Come è possibile che gli uomini si diano tanto da fare per innalzare vittoriosi un disciplinare rigido per la pizza campana, l’olio della Puglia, il vino Abruzzese, che sono beni di consumo e quando si tratta di tutelare le connotazioni ambientali e fisiche del territorio, non si pretende un rigo disciplinare sostenibile delle tre fasi progettuali?
Cosa ci impedisce, prima di attivarci a intaccare il territorio, di realizzare un corposo fascicolo storico su cui studiare prima di incidere segni sul territorio?
Una cospicua relazione d’indagine che ponga in essere le vicende che legano uomini e territorio.
I tecnici moderni specie quelli formati durante l’esplosione economica del petrolio, non sanno e non conoscono, perché archistar, cosa sia il GENIUS LOCI, associato al termine di «etnocentrismo» ingredienti fondamentali per polarizzare l’arte locale e in seguito disegnare la giusta forma che lega ambiente naturale e ambiante costruito.
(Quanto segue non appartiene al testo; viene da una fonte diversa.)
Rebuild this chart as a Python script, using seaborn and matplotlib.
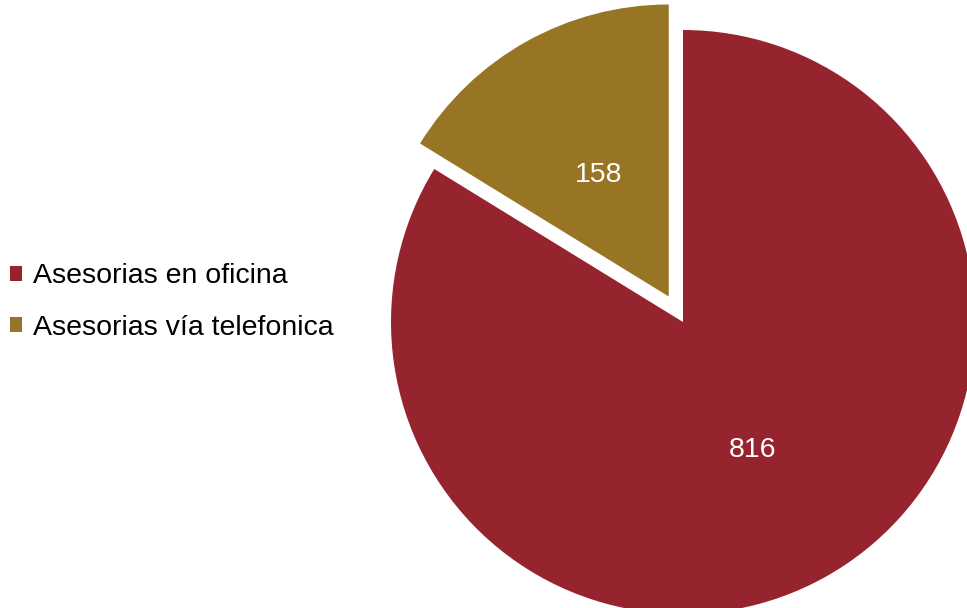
import seaborn as sns
import matplotlib.pyplot as plt
from matplotlib.patches import Patch

# datos
categorias = ['Asesorias en oficina', 'Asesorias vía telefonica']
valores = [816, 158]
colores = ['#96242E', '#987425']

sns.set_theme(style='white')
plt.rcParams['font.family'] = ['Liberation Sans', 'DejaVu Sans']
paleta = sns.color_palette(colores)

fig = plt.figure(figsize=(9.67, 6.08), dpi=100)
# eje cuadrado colocado a mano: centro (683, 322) px, radio ~292 px
r_px = 292
lim = 1.12
lado = 2 * lim * r_px
cx, cy = 683, 608 - 322
ax = fig.add_axes([(cx - lado / 2) / 967, (cy - lado / 2) / 608, lado / 967, lado / 608])

wedges, textos = ax.pie(valores, colors=paleta, startangle=90, counterclock=False,
                        explode=[0, 0.1], labels=[str(v) for v in valores],
                        labeldistance=0.49, wedgeprops={'linewidth': 0},
                        textprops={'color': 'white', 'fontsize': 20.5})
for t in textos:
    t.set_horizontalalignment('center')
    t.set_verticalalignment('center_baseline')
ax.set_xlim(-lim, lim)
ax.set_ylim(-lim, lim)
ax.set_aspect('equal')
ax.axis('off')

handles = [Patch(facecolor=c, edgecolor='none') for c in paleta]
fig.legend(handles, categorias, loc='center left', bbox_to_anchor=(0.0103, 0.503),
           frameon=False, fontsize=20.5, handlelength=0.42, handleheight=0.42,
           handletextpad=0.38, labelspacing=0.9, borderaxespad=0, borderpad=0,
           labelcolor='black')

fig.savefig('out.png', dpi=100)
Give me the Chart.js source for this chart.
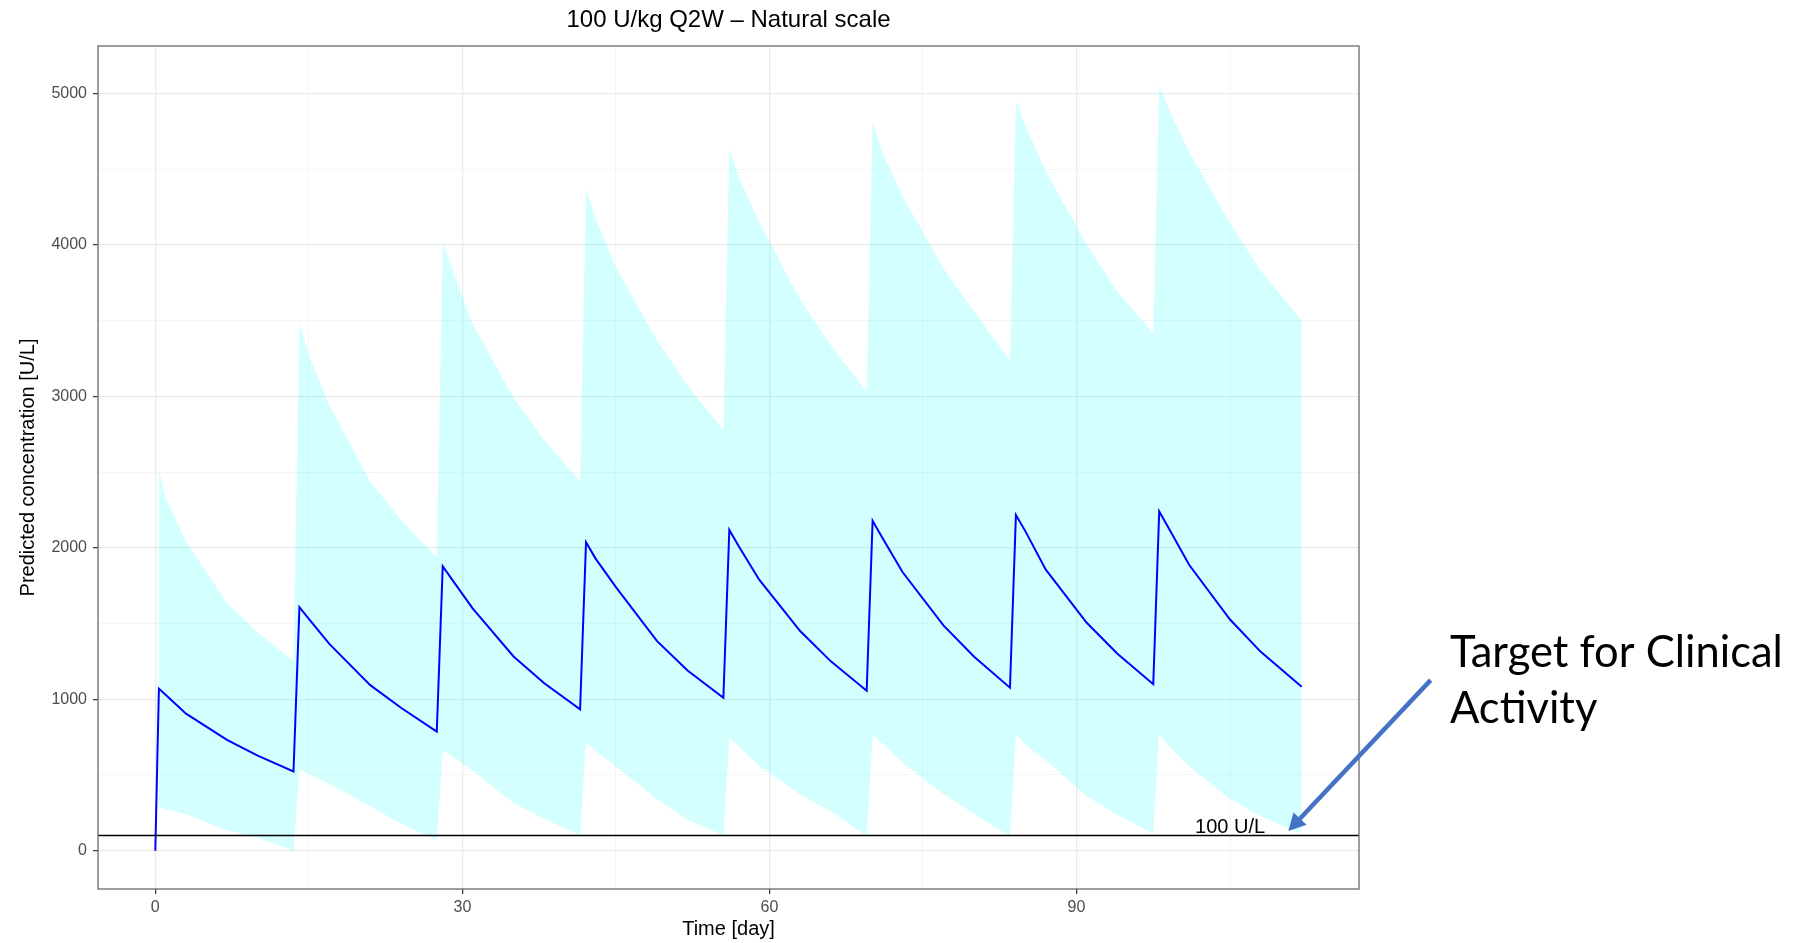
<!DOCTYPE html>
<html><head><meta charset="utf-8">
<script src="https://cdn.jsdelivr.net/npm/chart.js@4.4.1/dist/chart.umd.min.js"></script>
<style>html,body{margin:0;padding:0;background:#fff;}#wrap{width:1812px;height:943px;}</style>
</head><body><div id="wrap"><canvas id="c" width="1812" height="943"></canvas></div>
<script>
// ---- data ----
const days = [
  0, 0.35, 1, 3, 7, 10, 13.5,
  14.08, 15, 17, 21, 24, 27.5,
  28.08, 29, 31, 35, 38, 41.5,
  42.08, 43, 45, 49, 52, 55.5,
  56.08, 57, 59, 63, 66, 69.5,
  70.08, 71, 73, 77, 80, 83.5,
  84.08, 85, 87, 91, 94, 97.5,
  98.08, 99, 101, 105, 108, 112
];
const median = [
  0, 1070, 1030, 905, 732, 628, 523,
  1608, 1530, 1365, 1093, 944, 786,
  1878, 1790, 1600, 1282, 1105, 933,
  2036, 1930, 1740, 1385, 1190, 1010,
  2118, 2010, 1789, 1450, 1250, 1056,
  2178, 2070, 1840, 1487, 1280, 1076,
  2217, 2110, 1855, 1505, 1300, 1099,
  2240, 2130, 1888, 1526, 1313, 1082
];
const upper = [
  null, 2513, 2332, 2040, 1635, 1440, 1253,
  3484, 3270, 2941, 2438, 2184, 1937,
  4026, 3840, 3480, 2990, 2710, 2437,
  4365, 4180, 3850, 3370, 3070, 2776,
  4635, 4450, 4150, 3640, 3336, 3030,
  4806, 4620, 4322, 3845, 3560, 3237,
  4957, 4790, 4487, 4000, 3690, 3418,
  5056, 4900, 4615, 4141, 3829, 3500
];
const lower = [
  null, 286, 275, 240, 135, 85, 0,
  540, 507, 441, 293, 178, 69,
  661, 620, 530, 315, 211, 102,
  720, 660, 556, 342, 205, 102,
  747, 690, 560, 370, 260, 95,
  760, 711, 580, 375, 243, 95,
  770, 700, 595, 360, 235, 112,
  770, 690, 556, 342, 227, 112
];
const xMajorTicks = [0, 30, 60, 90];
const xMinorTicks = [15, 45, 75, 105];
const yMajorTicks = [0, 1000, 2000, 3000, 4000, 5000];
const yMinorTicks = [500, 1500, 2500, 3500, 4500];
const threshold = 100;
const thresholdLabel = '100 U/L';
const chartTitle = '100 U/kg Q2W \u2013 Natural scale';
const xTitle = 'Time [day]';
const yTitle = 'Predicted concentration [U/L]';
const noteLines = ['Target for Clinical', 'Activity'];

// ---- build ----
const pts = arr => days.map((d, i) => ({x: d, y: arr[i]})).filter(p => p.y !== null);
const FONT = "'Liberation Sans', Arial, Helvetica, sans-serif";

function gridOpts(majors) {
  const isMajor = ctx => ctx.tick && majors.includes(ctx.tick.value);
  return {
    color: ctx => isMajor(ctx) ? '#ebebeb' : '#f3f3f3',
    lineWidth: ctx => isMajor(ctx) ? 1.3 : 0.8,
    drawTicks: true,
    tickLength: 5,
    tickWidth: 1.2,
    tickColor: ctx => isMajor(ctx) ? '#333333' : 'rgba(0,0,0,0)'
  };
}

const overlay = {
  id: 'overlay',
  afterDraw(chart) {
    const {ctx, chartArea: a, scales: {x, y}} = chart;
    ctx.save();
    // threshold reference line
    const yp = y.getPixelForValue(threshold);
    ctx.strokeStyle = '#000'; ctx.lineWidth = 1.6;
    ctx.beginPath(); ctx.moveTo(a.left, yp); ctx.lineTo(a.right, yp); ctx.stroke();
    // threshold label
    ctx.fillStyle = '#000'; ctx.font = '20px ' + FONT;
    ctx.textAlign = 'center'; ctx.textBaseline = 'alphabetic';
    ctx.fillText(thresholdLabel, x.getPixelForValue(105), y.getPixelForValue(118));
    // panel border
    ctx.strokeStyle = '#6a6a6a'; ctx.lineWidth = 1.3;
    ctx.strokeRect(a.left, a.top, a.right - a.left, a.bottom - a.top);
    // plot title
    ctx.fillStyle = '#000'; ctx.font = '24px ' + FONT;
    ctx.textAlign = 'center'; ctx.textBaseline = 'middle';
    ctx.fillText(chartTitle, (a.left + a.right) / 2, 20);
    // arrow annotation
    const tx = x.getPixelForValue(124.6), ty = y.getPixelForValue(1126);
    const hx = x.getPixelForValue(110.7), hy = y.getPixelForValue(130);
    const dx = hx - tx, dy = hy - ty, L = Math.hypot(dx, dy);
    const ux = dx / L, uy = dy / L, headLen = 17, headW = 9;
    const bx = hx - ux * headLen, by = hy - uy * headLen;
    ctx.strokeStyle = '#4472C4'; ctx.fillStyle = '#4472C4'; ctx.lineWidth = 4.5;
    ctx.beginPath(); ctx.moveTo(tx, ty); ctx.lineTo(bx + ux * 2, by + uy * 2); ctx.stroke();
    ctx.beginPath();
    ctx.moveTo(hx, hy);
    ctx.lineTo(bx - uy * headW, by + ux * headW);
    ctx.lineTo(bx + uy * headW, by - ux * headW);
    ctx.closePath(); ctx.fill();
    // note text
    ctx.font = "100px Lato, 'Open Sans', sans-serif";
    const w = ctx.measureText(noteLines[0]).width;
    const size = 100 * 333 / w;
    ctx.font = size.toFixed(1) + "px Lato, 'Open Sans', sans-serif";
    ctx.fillStyle = '#000'; ctx.textAlign = 'left'; ctx.textBaseline = 'alphabetic';
    ctx.fillText(noteLines[0], 1450, 667);
    ctx.fillText(noteLines[1], 1450, 723);
    ctx.restore();
  }
};

new Chart(document.getElementById('c'), {
  type: 'line',
  data: {
    datasets: [
      {label: 'median', data: pts(median), borderColor: '#0000ff', borderWidth: 2,
       pointRadius: 0, fill: false, order: 0},
      {label: 'upper', data: pts(upper), borderColor: 'rgba(0,0,0,0)', borderWidth: 0,
       pointRadius: 0, fill: '+1', backgroundColor: 'rgba(0,255,255,0.17)', order: 1},
      {label: 'lower', data: pts(lower), borderColor: 'rgba(0,0,0,0)', borderWidth: 0,
       pointRadius: 0, fill: false, order: 1}
    ]
  },
  options: {
    responsive: false, animation: false, devicePixelRatio: 1,
    layout: {padding: {top: 46, right: 453, left: 0, bottom: 0}},
    elements: {line: {tension: 0}},
    plugins: {legend: {display: false}, tooltip: {enabled: false}, title: {display: false}},
    scales: {
      x: {
        type: 'linear', min: -5.6, max: 117.6,
        afterBuildTicks: s => { s.ticks = [...xMajorTicks, ...xMinorTicks].sort((a, b) => a - b).map(v => ({value: v})); },
        afterFit: s => { s.height = 54; },
        ticks: {autoSkip: false, maxRotation: 0, padding: 4, color: '#4d4d4d',
                font: {family: FONT, size: 16},
                callback: v => xMajorTicks.includes(v) ? String(v) : ''},
        grid: gridOpts(xMajorTicks),
        border: {display: false},
        title: {display: true, text: xTitle, color: '#000', font: {family: FONT, size: 20},
                padding: {top: 0, bottom: 2}}
      },
      y: {
        type: 'linear', min: -253, max: 5313,
        afterBuildTicks: s => { s.ticks = [...yMajorTicks, ...yMinorTicks].sort((a, b) => a - b).map(v => ({value: v})); },
        afterFit: s => { s.width = 98; },
        ticks: {autoSkip: false, padding: 6, color: '#4d4d4d',
                font: {family: FONT, size: 16},
                callback: v => yMajorTicks.includes(v) ? String(v) : ''},
        grid: gridOpts(yMajorTicks),
        border: {display: false},
        title: {display: true, text: yTitle, color: '#000', font: {family: FONT, size: 20},
                padding: {top: 16, bottom: 0}}
      }
    }
  },
  plugins: [overlay]
});
</script>
</body></html>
Ciò non accade per caso ma è un’arte che pochi possiedono, oggi è diventato facile essere protagonisti con i beni di consumo, complicatissimo lo è per ciò che termina e manomette indelebilmente il rapporto tra territorio, natura e uomini.
Il traguardo non deve mirare a riparare “l’errore progettuale”, arricchendolo con i dissociativi centri commerciali o musei di epoca romana, greca o bizantina, giacché l’espressione architettonica deve diventare il valore aggiunto al territorio senza disarmonie con l’ambiente naturale.
Solo il buon progetto, realizzato secondo il disciplinare rispettoso della storia e dell’architettura, nasce forte e gli uomini che vivono il territorio quando lo vedono crescere, lo accolgono e lo fanno proprio.